__Task instructions__: Reproduce the data below in full and exclude every picture.

__Dataset excerpt__:
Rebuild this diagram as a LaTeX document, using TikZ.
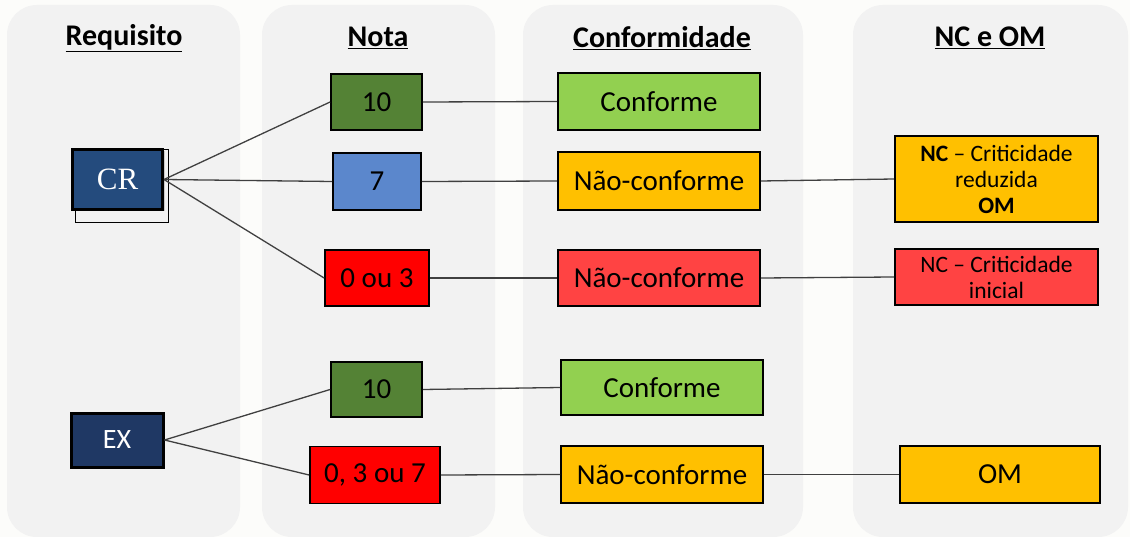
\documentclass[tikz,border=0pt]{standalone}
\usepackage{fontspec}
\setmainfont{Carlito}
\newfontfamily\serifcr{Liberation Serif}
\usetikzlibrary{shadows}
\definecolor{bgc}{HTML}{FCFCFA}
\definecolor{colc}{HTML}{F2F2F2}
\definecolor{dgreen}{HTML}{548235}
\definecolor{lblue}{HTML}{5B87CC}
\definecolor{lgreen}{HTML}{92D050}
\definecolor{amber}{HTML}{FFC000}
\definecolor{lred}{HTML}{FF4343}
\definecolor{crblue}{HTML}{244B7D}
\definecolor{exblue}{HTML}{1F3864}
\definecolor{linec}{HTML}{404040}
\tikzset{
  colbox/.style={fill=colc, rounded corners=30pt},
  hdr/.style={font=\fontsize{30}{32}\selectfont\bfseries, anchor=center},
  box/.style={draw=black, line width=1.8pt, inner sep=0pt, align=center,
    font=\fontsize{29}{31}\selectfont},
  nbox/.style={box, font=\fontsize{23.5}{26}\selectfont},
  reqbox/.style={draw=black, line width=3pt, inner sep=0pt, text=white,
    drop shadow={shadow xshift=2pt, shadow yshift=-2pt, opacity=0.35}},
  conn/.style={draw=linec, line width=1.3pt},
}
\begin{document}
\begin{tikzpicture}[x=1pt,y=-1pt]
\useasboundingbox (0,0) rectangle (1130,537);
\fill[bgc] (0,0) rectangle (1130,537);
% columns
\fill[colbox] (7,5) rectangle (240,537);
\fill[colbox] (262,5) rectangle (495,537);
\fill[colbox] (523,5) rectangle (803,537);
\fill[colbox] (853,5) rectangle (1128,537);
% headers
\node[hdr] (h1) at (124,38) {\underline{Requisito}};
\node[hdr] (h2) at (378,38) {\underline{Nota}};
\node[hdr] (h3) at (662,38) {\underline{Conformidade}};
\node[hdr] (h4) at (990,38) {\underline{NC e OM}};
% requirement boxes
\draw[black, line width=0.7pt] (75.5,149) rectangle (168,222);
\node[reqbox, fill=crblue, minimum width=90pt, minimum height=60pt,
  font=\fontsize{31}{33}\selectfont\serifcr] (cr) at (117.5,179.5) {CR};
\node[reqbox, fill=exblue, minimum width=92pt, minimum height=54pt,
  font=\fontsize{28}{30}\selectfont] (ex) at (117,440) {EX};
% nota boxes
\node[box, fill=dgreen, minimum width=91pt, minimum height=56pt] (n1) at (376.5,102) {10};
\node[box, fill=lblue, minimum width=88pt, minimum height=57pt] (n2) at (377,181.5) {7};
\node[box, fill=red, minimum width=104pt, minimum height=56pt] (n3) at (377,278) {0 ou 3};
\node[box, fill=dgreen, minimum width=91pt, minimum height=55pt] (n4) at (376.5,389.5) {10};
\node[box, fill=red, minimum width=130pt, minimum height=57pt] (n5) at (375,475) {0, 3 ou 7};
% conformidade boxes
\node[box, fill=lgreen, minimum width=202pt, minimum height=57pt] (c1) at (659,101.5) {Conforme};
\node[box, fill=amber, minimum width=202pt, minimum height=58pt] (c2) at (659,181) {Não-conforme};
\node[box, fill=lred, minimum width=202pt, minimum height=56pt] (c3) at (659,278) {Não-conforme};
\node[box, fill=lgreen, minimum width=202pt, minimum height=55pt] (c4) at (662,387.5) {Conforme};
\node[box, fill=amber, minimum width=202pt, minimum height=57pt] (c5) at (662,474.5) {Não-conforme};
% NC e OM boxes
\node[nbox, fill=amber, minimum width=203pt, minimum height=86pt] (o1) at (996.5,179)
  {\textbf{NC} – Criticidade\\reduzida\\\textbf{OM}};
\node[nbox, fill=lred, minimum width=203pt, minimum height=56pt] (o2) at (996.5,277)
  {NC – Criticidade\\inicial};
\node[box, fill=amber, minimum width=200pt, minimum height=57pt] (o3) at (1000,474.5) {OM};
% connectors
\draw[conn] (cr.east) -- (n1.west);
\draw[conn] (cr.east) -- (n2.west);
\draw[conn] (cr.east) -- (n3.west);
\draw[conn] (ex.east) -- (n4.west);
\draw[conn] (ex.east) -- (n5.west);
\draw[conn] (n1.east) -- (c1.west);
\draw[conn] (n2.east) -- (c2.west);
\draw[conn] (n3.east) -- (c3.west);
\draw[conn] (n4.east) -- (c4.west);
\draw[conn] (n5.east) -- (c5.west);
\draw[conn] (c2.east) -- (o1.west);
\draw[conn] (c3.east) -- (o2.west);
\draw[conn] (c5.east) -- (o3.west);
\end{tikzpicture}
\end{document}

__Worked answer__:
Rebuild this diagram as a LaTeX document, using TikZ.
\documentclass[tikz,border=0pt]{standalone}
\usepackage{fontspec}
\setmainfont{Carlito}
\newfontfamily\serifcr{Liberation Serif}
\usetikzlibrary{shadows}
\definecolor{bgc}{HTML}{FCFCFA}
\definecolor{colc}{HTML}{F2F2F2}
\definecolor{dgreen}{HTML}{548235}
\definecolor{lblue}{HTML}{5B87CC}
\definecolor{lgreen}{HTML}{92D050}
\definecolor{amber}{HTML}{FFC000}
\definecolor{lred}{HTML}{FF4343}
\definecolor{crblue}{HTML}{244B7D}
\definecolor{exblue}{HTML}{1F3864}
\definecolor{linec}{HTML}{404040}
\tikzset{
  colbox/.style={fill=colc, rounded corners=30pt},
  hdr/.style={font=\fontsize{30}{32}\selectfont\bfseries, anchor=center},
  box/.style={draw=black, line width=1.8pt, inner sep=0pt, align=center,
    font=\fontsize{29}{31}\selectfont},
  nbox/.style={box, font=\fontsize{23.5}{26}\selectfont},
  reqbox/.style={draw=black, line width=3pt, inner sep=0pt, text=white,
    drop shadow={shadow xshift=2pt, shadow yshift=-2pt, opacity=0.35}},
  conn/.style={draw=linec, line width=1.3pt},
}
\begin{document}
\begin{tikzpicture}[x=1pt,y=-1pt]
\useasboundingbox (0,0) rectangle (1130,537);
\fill[bgc] (0,0) rectangle (1130,537);
% columns
\fill[colbox] (7,5) rectangle (240,537);
\fill[colbox] (262,5) rectangle (495,537);
\fill[colbox] (523,5) rectangle (803,537);
\fill[colbox] (853,5) rectangle (1128,537);
% headers
\node[hdr] (h1) at (124,38) {\underline{Requisito}};
\node[hdr] (h2) at (378,38) {\underline{Nota}};
\node[hdr] (h3) at (662,38) {\underline{Conformidade}};
\node[hdr] (h4) at (990,38) {\underline{NC e OM}};
% requirement boxes
\draw[black, line width=0.7pt] (75.5,149) rectangle (168,222);
\node[reqbox, fill=crblue, minimum width=90pt, minimum height=60pt,
  font=\fontsize{31}{33}\selectfont\serifcr] (cr) at (117.5,179.5) {CR};
\node[reqbox, fill=exblue, minimum width=92pt, minimum height=54pt,
  font=\fontsize{28}{30}\selectfont] (ex) at (117,440) {EX};
% nota boxes
\node[box, fill=dgreen, minimum width=91pt, minimum height=56pt] (n1) at (376.5,102) {10};
\node[box, fill=lblue, minimum width=88pt, minimum height=57pt] (n2) at (377,181.5) {7};
\node[box, fill=red, minimum width=104pt, minimum height=56pt] (n3) at (377,278) {0 ou 3};
\node[box, fill=dgreen, minimum width=91pt, minimum height=55pt] (n4) at (376.5,389.5) {10};
\node[box, fill=red, minimum width=130pt, minimum height=57pt] (n5) at (375,475) {0, 3 ou 7};
% conformidade boxes
\node[box, fill=lgreen, minimum width=202pt, minimum height=57pt] (c1) at (659,101.5) {Conforme};
\node[box, fill=amber, minimum width=202pt, minimum height=58pt] (c2) at (659,181) {Não-conforme};
\node[box, fill=lred, minimum width=202pt, minimum height=56pt] (c3) at (659,278) {Não-conforme};
\node[box, fill=lgreen, minimum width=202pt, minimum height=55pt] (c4) at (662,387.5) {Conforme};
\node[box, fill=amber, minimum width=202pt, minimum height=57pt] (c5) at (662,474.5) {Não-conforme};
% NC e OM boxes
\node[nbox, fill=amber, minimum width=203pt, minimum height=86pt] (o1) at (996.5,179)
  {\textbf{NC} – Criticidade\\reduzida\\\textbf{OM}};
\node[nbox, fill=lred, minimum width=203pt, minimum height=56pt] (o2) at (996.5,277)
  {NC – Criticidade\\inicial};
\node[box, fill=amber, minimum width=200pt, minimum height=57pt] (o3) at (1000,474.5) {OM};
% connectors
\draw[conn] (cr.east) -- (n1.west);
\draw[conn] (cr.east) -- (n2.west);
\draw[conn] (cr.east) -- (n3.west);
\draw[conn] (ex.east) -- (n4.west);
\draw[conn] (ex.east) -- (n5.west);
\draw[conn] (n1.east) -- (c1.west);
\draw[conn] (n2.east) -- (c2.west);
\draw[conn] (n3.east) -- (c3.west);
\draw[conn] (n4.east) -- (c4.west);
\draw[conn] (n5.east) -- (c5.west);
\draw[conn] (c2.east) -- (o1.west);
\draw[conn] (c3.east) -- (o2.west);
\draw[conn] (c5.east) -- (o3.west);
\end{tikzpicture}
\end{document}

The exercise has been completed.